[PROBLEM DESCRIPTION]: Repeat all the material exactly; pictures stay out of your copy.

[RAW DATA]:
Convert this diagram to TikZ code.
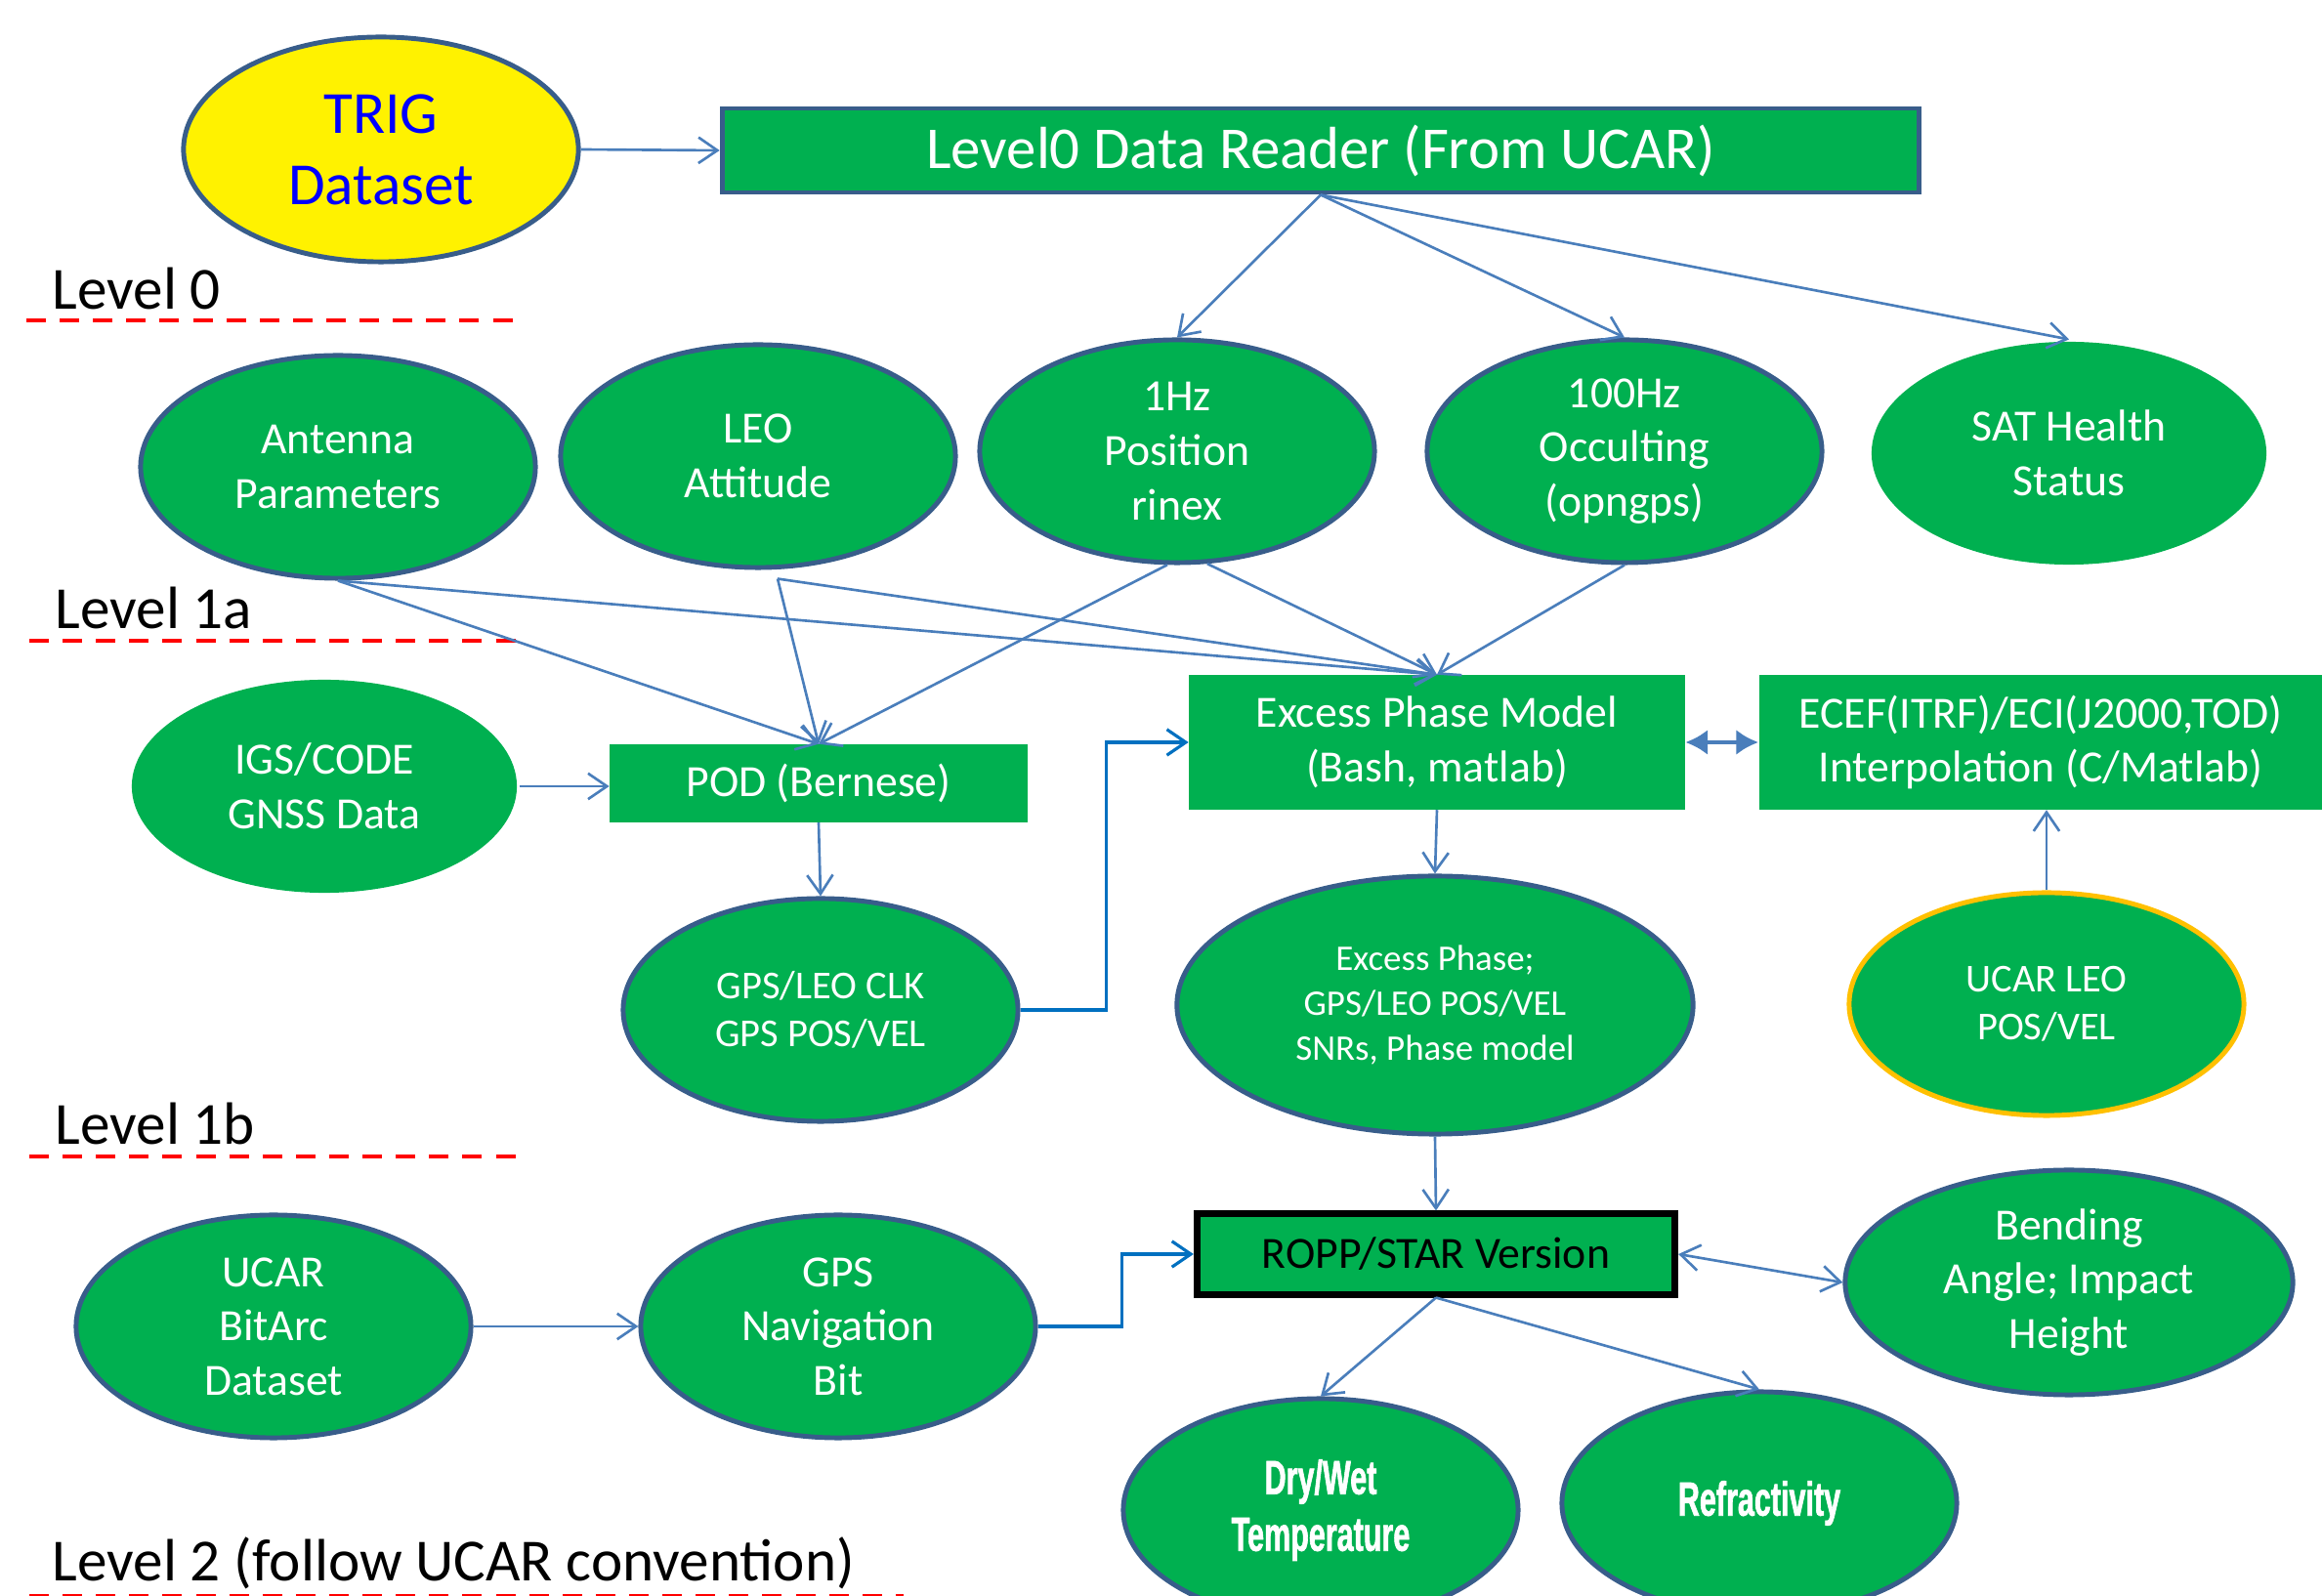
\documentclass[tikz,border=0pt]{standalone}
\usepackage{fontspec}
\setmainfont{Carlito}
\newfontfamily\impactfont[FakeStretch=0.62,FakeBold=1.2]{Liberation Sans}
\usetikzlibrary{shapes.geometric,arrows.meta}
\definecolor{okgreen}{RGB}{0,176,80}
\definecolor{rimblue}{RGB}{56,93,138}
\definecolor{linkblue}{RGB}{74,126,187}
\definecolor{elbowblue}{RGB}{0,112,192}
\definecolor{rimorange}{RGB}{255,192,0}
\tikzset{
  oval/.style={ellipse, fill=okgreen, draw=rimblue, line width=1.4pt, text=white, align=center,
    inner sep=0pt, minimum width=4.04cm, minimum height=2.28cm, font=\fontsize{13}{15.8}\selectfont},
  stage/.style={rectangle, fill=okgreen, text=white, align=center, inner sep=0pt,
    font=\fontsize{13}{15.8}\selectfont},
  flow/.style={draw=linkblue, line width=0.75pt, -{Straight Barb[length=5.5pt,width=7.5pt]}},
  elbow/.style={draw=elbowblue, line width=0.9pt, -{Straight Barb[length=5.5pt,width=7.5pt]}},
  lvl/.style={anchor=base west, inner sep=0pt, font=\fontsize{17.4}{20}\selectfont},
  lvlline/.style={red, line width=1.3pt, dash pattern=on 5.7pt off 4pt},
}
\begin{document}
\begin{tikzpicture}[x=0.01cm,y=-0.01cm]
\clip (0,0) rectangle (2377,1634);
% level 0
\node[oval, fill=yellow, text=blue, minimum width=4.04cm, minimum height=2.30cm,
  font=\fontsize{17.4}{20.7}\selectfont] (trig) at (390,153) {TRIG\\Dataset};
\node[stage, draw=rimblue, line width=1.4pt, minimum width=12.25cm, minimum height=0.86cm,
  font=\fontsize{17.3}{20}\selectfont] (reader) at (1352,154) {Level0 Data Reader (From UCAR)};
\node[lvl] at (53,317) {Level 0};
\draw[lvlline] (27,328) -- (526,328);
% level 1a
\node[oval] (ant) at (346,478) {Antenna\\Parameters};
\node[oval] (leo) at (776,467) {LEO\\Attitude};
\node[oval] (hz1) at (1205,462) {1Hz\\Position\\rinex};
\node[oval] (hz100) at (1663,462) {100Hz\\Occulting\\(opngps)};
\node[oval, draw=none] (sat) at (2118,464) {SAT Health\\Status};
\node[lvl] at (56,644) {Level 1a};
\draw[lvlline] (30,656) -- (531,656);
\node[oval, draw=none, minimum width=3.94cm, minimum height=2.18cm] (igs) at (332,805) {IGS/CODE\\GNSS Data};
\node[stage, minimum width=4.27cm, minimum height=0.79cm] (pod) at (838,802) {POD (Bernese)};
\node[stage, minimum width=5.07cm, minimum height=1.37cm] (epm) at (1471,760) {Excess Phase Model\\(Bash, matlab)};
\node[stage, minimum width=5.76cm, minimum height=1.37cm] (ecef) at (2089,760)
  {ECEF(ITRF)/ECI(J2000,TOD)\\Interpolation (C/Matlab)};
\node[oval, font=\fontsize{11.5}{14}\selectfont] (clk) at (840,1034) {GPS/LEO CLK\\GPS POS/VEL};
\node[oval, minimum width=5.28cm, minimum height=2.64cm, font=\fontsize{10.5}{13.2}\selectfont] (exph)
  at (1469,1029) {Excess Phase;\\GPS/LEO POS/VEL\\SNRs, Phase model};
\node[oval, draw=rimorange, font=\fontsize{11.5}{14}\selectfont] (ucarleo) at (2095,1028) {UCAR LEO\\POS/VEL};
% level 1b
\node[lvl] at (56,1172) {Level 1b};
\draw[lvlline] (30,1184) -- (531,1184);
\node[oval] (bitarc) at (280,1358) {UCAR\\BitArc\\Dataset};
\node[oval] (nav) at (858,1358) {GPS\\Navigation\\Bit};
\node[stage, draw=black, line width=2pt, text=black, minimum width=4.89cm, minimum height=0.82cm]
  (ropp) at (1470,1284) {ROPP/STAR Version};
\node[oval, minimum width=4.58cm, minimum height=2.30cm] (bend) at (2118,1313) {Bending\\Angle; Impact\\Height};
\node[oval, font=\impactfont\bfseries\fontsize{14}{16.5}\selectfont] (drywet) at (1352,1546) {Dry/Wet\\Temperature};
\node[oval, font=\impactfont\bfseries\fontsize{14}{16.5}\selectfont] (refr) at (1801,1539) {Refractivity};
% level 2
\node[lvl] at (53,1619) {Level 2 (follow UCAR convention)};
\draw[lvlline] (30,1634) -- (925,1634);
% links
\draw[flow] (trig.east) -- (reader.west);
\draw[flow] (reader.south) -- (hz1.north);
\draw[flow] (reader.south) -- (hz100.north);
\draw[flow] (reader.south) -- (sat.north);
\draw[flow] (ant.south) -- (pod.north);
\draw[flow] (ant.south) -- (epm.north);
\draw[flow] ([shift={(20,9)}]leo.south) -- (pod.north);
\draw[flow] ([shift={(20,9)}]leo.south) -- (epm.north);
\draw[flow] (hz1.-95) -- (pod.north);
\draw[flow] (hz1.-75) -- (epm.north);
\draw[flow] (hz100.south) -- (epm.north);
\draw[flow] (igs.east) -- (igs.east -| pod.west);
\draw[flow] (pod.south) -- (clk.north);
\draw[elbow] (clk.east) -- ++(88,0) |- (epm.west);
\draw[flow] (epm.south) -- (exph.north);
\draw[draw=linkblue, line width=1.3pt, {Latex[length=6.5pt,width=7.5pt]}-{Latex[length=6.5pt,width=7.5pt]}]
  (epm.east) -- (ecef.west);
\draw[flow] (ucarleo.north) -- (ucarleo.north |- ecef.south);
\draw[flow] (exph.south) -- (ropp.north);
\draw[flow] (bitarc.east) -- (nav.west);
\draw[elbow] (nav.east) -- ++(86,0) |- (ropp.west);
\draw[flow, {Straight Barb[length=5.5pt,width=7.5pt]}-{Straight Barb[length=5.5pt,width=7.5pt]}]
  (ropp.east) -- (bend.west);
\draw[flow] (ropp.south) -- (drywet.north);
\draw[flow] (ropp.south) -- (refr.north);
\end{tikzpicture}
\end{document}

[RESPONSE TO THE TASK]:
Convert this diagram to TikZ code.
\documentclass[tikz,border=0pt]{standalone}
\usepackage{fontspec}
\setmainfont{Carlito}
\newfontfamily\impactfont[FakeStretch=0.62,FakeBold=1.2]{Liberation Sans}
\usetikzlibrary{shapes.geometric,arrows.meta}
\definecolor{okgreen}{RGB}{0,176,80}
\definecolor{rimblue}{RGB}{56,93,138}
\definecolor{linkblue}{RGB}{74,126,187}
\definecolor{elbowblue}{RGB}{0,112,192}
\definecolor{rimorange}{RGB}{255,192,0}
\tikzset{
  oval/.style={ellipse, fill=okgreen, draw=rimblue, line width=1.4pt, text=white, align=center,
    inner sep=0pt, minimum width=4.04cm, minimum height=2.28cm, font=\fontsize{13}{15.8}\selectfont},
  stage/.style={rectangle, fill=okgreen, text=white, align=center, inner sep=0pt,
    font=\fontsize{13}{15.8}\selectfont},
  flow/.style={draw=linkblue, line width=0.75pt, -{Straight Barb[length=5.5pt,width=7.5pt]}},
  elbow/.style={draw=elbowblue, line width=0.9pt, -{Straight Barb[length=5.5pt,width=7.5pt]}},
  lvl/.style={anchor=base west, inner sep=0pt, font=\fontsize{17.4}{20}\selectfont},
  lvlline/.style={red, line width=1.3pt, dash pattern=on 5.7pt off 4pt},
}
\begin{document}
\begin{tikzpicture}[x=0.01cm,y=-0.01cm]
\clip (0,0) rectangle (2377,1634);
% level 0
\node[oval, fill=yellow, text=blue, minimum width=4.04cm, minimum height=2.30cm,
  font=\fontsize{17.4}{20.7}\selectfont] (trig) at (390,153) {TRIG\\Dataset};
\node[stage, draw=rimblue, line width=1.4pt, minimum width=12.25cm, minimum height=0.86cm,
  font=\fontsize{17.3}{20}\selectfont] (reader) at (1352,154) {Level0 Data Reader (From UCAR)};
\node[lvl] at (53,317) {Level 0};
\draw[lvlline] (27,328) -- (526,328);
% level 1a
\node[oval] (ant) at (346,478) {Antenna\\Parameters};
\node[oval] (leo) at (776,467) {LEO\\Attitude};
\node[oval] (hz1) at (1205,462) {1Hz\\Position\\rinex};
\node[oval] (hz100) at (1663,462) {100Hz\\Occulting\\(opngps)};
\node[oval, draw=none] (sat) at (2118,464) {SAT Health\\Status};
\node[lvl] at (56,644) {Level 1a};
\draw[lvlline] (30,656) -- (531,656);
\node[oval, draw=none, minimum width=3.94cm, minimum height=2.18cm] (igs) at (332,805) {IGS/CODE\\GNSS Data};
\node[stage, minimum width=4.27cm, minimum height=0.79cm] (pod) at (838,802) {POD (Bernese)};
\node[stage, minimum width=5.07cm, minimum height=1.37cm] (epm) at (1471,760) {Excess Phase Model\\(Bash, matlab)};
\node[stage, minimum width=5.76cm, minimum height=1.37cm] (ecef) at (2089,760)
  {ECEF(ITRF)/ECI(J2000,TOD)\\Interpolation (C/Matlab)};
\node[oval, font=\fontsize{11.5}{14}\selectfont] (clk) at (840,1034) {GPS/LEO CLK\\GPS POS/VEL};
\node[oval, minimum width=5.28cm, minimum height=2.64cm, font=\fontsize{10.5}{13.2}\selectfont] (exph)
  at (1469,1029) {Excess Phase;\\GPS/LEO POS/VEL\\SNRs, Phase model};
\node[oval, draw=rimorange, font=\fontsize{11.5}{14}\selectfont] (ucarleo) at (2095,1028) {UCAR LEO\\POS/VEL};
% level 1b
\node[lvl] at (56,1172) {Level 1b};
\draw[lvlline] (30,1184) -- (531,1184);
\node[oval] (bitarc) at (280,1358) {UCAR\\BitArc\\Dataset};
\node[oval] (nav) at (858,1358) {GPS\\Navigation\\Bit};
\node[stage, draw=black, line width=2pt, text=black, minimum width=4.89cm, minimum height=0.82cm]
  (ropp) at (1470,1284) {ROPP/STAR Version};
\node[oval, minimum width=4.58cm, minimum height=2.30cm] (bend) at (2118,1313) {Bending\\Angle; Impact\\Height};
\node[oval, font=\impactfont\bfseries\fontsize{14}{16.5}\selectfont] (drywet) at (1352,1546) {Dry/Wet\\Temperature};
\node[oval, font=\impactfont\bfseries\fontsize{14}{16.5}\selectfont] (refr) at (1801,1539) {Refractivity};
% level 2
\node[lvl] at (53,1619) {Level 2 (follow UCAR convention)};
\draw[lvlline] (30,1634) -- (925,1634);
% links
\draw[flow] (trig.east) -- (reader.west);
\draw[flow] (reader.south) -- (hz1.north);
\draw[flow] (reader.south) -- (hz100.north);
\draw[flow] (reader.south) -- (sat.north);
\draw[flow] (ant.south) -- (pod.north);
\draw[flow] (ant.south) -- (epm.north);
\draw[flow] ([shift={(20,9)}]leo.south) -- (pod.north);
\draw[flow] ([shift={(20,9)}]leo.south) -- (epm.north);
\draw[flow] (hz1.-95) -- (pod.north);
\draw[flow] (hz1.-75) -- (epm.north);
\draw[flow] (hz100.south) -- (epm.north);
\draw[flow] (igs.east) -- (igs.east -| pod.west);
\draw[flow] (pod.south) -- (clk.north);
\draw[elbow] (clk.east) -- ++(88,0) |- (epm.west);
\draw[flow] (epm.south) -- (exph.north);
\draw[draw=linkblue, line width=1.3pt, {Latex[length=6.5pt,width=7.5pt]}-{Latex[length=6.5pt,width=7.5pt]}]
  (epm.east) -- (ecef.west);
\draw[flow] (ucarleo.north) -- (ucarleo.north |- ecef.south);
\draw[flow] (exph.south) -- (ropp.north);
\draw[flow] (bitarc.east) -- (nav.west);
\draw[elbow] (nav.east) -- ++(86,0) |- (ropp.west);
\draw[flow, {Straight Barb[length=5.5pt,width=7.5pt]}-{Straight Barb[length=5.5pt,width=7.5pt]}]
  (ropp.east) -- (bend.west);
\draw[flow] (ropp.south) -- (drywet.north);
\draw[flow] (ropp.south) -- (refr.north);
\end{tikzpicture}
\end{document}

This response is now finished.